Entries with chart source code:

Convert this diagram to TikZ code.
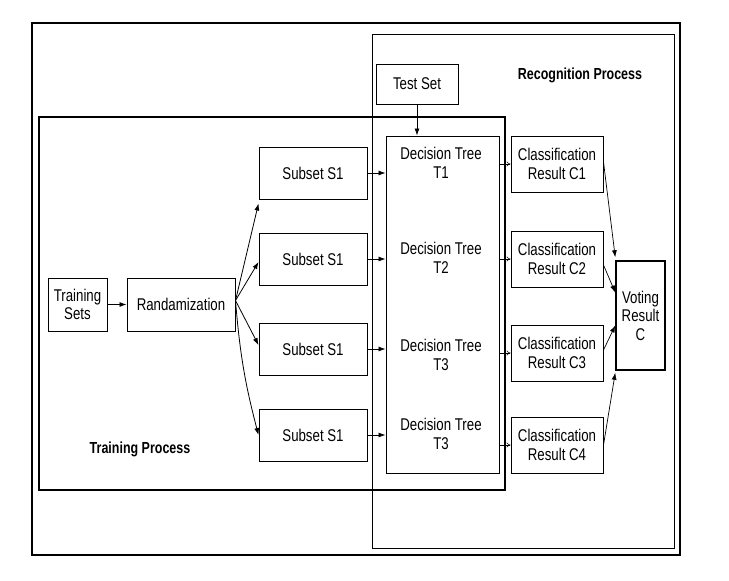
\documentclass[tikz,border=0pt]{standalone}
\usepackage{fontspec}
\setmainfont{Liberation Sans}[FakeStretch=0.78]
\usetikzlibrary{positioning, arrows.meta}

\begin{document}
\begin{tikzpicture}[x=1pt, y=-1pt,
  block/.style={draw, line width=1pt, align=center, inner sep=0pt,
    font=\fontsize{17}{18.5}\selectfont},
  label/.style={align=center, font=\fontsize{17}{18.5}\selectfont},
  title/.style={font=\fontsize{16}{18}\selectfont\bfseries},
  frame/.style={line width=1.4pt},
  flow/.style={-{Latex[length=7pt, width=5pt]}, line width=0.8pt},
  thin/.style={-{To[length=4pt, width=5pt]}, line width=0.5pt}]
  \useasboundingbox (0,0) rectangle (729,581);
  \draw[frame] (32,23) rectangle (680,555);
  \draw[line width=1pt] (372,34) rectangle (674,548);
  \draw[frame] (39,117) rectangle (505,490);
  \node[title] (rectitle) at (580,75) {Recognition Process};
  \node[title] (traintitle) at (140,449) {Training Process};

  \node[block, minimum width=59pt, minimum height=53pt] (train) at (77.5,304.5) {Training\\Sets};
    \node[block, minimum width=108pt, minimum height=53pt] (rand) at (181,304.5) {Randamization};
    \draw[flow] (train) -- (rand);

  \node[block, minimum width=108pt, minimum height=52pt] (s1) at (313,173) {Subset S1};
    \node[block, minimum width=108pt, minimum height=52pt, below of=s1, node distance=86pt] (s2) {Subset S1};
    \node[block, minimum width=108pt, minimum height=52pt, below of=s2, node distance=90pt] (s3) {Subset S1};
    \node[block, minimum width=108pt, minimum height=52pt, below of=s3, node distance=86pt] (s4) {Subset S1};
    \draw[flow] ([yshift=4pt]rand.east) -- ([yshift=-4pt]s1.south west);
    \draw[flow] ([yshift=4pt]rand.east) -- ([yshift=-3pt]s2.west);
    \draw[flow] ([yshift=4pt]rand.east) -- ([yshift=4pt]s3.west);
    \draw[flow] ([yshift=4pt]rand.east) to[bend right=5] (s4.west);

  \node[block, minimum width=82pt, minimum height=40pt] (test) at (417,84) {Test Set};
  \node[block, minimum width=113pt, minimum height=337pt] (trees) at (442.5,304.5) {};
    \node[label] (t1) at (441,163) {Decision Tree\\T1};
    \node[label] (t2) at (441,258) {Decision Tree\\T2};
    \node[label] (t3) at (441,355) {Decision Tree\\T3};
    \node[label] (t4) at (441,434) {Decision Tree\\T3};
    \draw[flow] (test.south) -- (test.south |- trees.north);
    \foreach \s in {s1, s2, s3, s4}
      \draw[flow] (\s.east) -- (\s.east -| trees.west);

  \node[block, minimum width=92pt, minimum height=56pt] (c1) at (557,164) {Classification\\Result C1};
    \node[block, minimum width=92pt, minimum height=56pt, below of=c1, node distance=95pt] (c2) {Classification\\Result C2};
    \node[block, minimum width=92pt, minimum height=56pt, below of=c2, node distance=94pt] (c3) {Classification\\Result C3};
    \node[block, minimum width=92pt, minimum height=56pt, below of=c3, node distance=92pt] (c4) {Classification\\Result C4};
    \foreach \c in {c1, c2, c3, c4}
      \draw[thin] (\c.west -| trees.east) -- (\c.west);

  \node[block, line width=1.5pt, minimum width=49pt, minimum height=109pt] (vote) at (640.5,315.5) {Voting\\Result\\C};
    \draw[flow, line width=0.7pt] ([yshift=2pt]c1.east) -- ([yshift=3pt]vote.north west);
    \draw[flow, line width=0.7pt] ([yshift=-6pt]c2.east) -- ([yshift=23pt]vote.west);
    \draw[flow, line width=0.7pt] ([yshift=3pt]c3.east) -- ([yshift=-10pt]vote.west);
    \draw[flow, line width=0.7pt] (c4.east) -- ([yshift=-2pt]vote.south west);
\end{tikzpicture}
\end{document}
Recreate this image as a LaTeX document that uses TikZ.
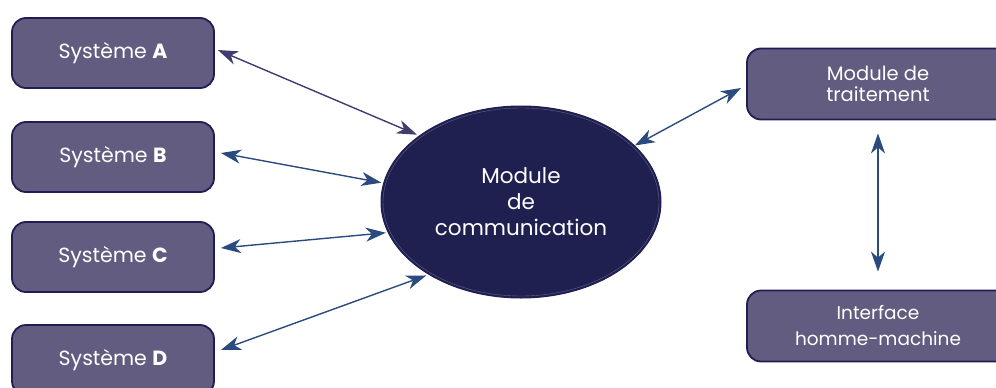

Objective:
Copy out each line exactly, without the pictures.

Worked answer:
Convert this diagram to TikZ code.
\documentclass[tikz,border=0pt]{standalone}
\usepackage{fontspec}
\setmainfont{Liberation Sans}[FakeStretch=0.78]
\usetikzlibrary{positioning, arrows.meta}

\begin{document}
\begin{tikzpicture}[x=1pt, y=-1pt,
  block/.style={draw, line width=1pt, align=center, inner sep=0pt,
    font=\fontsize{17}{18.5}\selectfont},
  label/.style={align=center, font=\fontsize{17}{18.5}\selectfont},
  title/.style={font=\fontsize{16}{18}\selectfont\bfseries},
  frame/.style={line width=1.4pt},
  flow/.style={-{Latex[length=7pt, width=5pt]}, line width=0.8pt},
  thin/.style={-{To[length=4pt, width=5pt]}, line width=0.5pt}]
  \useasboundingbox (0,0) rectangle (729,581);
  \draw[frame] (32,23) rectangle (680,555);
  \draw[line width=1pt] (372,34) rectangle (674,548);
  \draw[frame] (39,117) rectangle (505,490);
  \node[title] (rectitle) at (580,75) {Recognition Process};
  \node[title] (traintitle) at (140,449) {Training Process};

  \node[block, minimum width=59pt, minimum height=53pt] (train) at (77.5,304.5) {Training\\Sets};
    \node[block, minimum width=108pt, minimum height=53pt] (rand) at (181,304.5) {Randamization};
    \draw[flow] (train) -- (rand);

  \node[block, minimum width=108pt, minimum height=52pt] (s1) at (313,173) {Subset S1};
    \node[block, minimum width=108pt, minimum height=52pt, below of=s1, node distance=86pt] (s2) {Subset S1};
    \node[block, minimum width=108pt, minimum height=52pt, below of=s2, node distance=90pt] (s3) {Subset S1};
    \node[block, minimum width=108pt, minimum height=52pt, below of=s3, node distance=86pt] (s4) {Subset S1};
    \draw[flow] ([yshift=4pt]rand.east) -- ([yshift=-4pt]s1.south west);
    \draw[flow] ([yshift=4pt]rand.east) -- ([yshift=-3pt]s2.west);
    \draw[flow] ([yshift=4pt]rand.east) -- ([yshift=4pt]s3.west);
    \draw[flow] ([yshift=4pt]rand.east) to[bend right=5] (s4.west);

  \node[block, minimum width=82pt, minimum height=40pt] (test) at (417,84) {Test Set};
  \node[block, minimum width=113pt, minimum height=337pt] (trees) at (442.5,304.5) {};
    \node[label] (t1) at (441,163) {Decision Tree\\T1};
    \node[label] (t2) at (441,258) {Decision Tree\\T2};
    \node[label] (t3) at (441,355) {Decision Tree\\T3};
    \node[label] (t4) at (441,434) {Decision Tree\\T3};
    \draw[flow] (test.south) -- (test.south |- trees.north);
    \foreach \s in {s1, s2, s3, s4}
      \draw[flow] (\s.east) -- (\s.east -| trees.west);

  \node[block, minimum width=92pt, minimum height=56pt] (c1) at (557,164) {Classification\\Result C1};
    \node[block, minimum width=92pt, minimum height=56pt, below of=c1, node distance=95pt] (c2) {Classification\\Result C2};
    \node[block, minimum width=92pt, minimum height=56pt, below of=c2, node distance=94pt] (c3) {Classification\\Result C3};
    \node[block, minimum width=92pt, minimum height=56pt, below of=c3, node distance=92pt] (c4) {Classification\\Result C4};
    \foreach \c in {c1, c2, c3, c4}
      \draw[thin] (\c.west -| trees.east) -- (\c.west);

  \node[block, line width=1.5pt, minimum width=49pt, minimum height=109pt] (vote) at (640.5,315.5) {Voting\\Result\\C};
    \draw[flow, line width=0.7pt] ([yshift=2pt]c1.east) -- ([yshift=3pt]vote.north west);
    \draw[flow, line width=0.7pt] ([yshift=-6pt]c2.east) -- ([yshift=23pt]vote.west);
    \draw[flow, line width=0.7pt] ([yshift=3pt]c3.east) -- ([yshift=-10pt]vote.west);
    \draw[flow, line width=0.7pt] (c4.east) -- ([yshift=-2pt]vote.south west);
\end{tikzpicture}
\end{document}
Recreate this image as a LaTeX document that uses TikZ.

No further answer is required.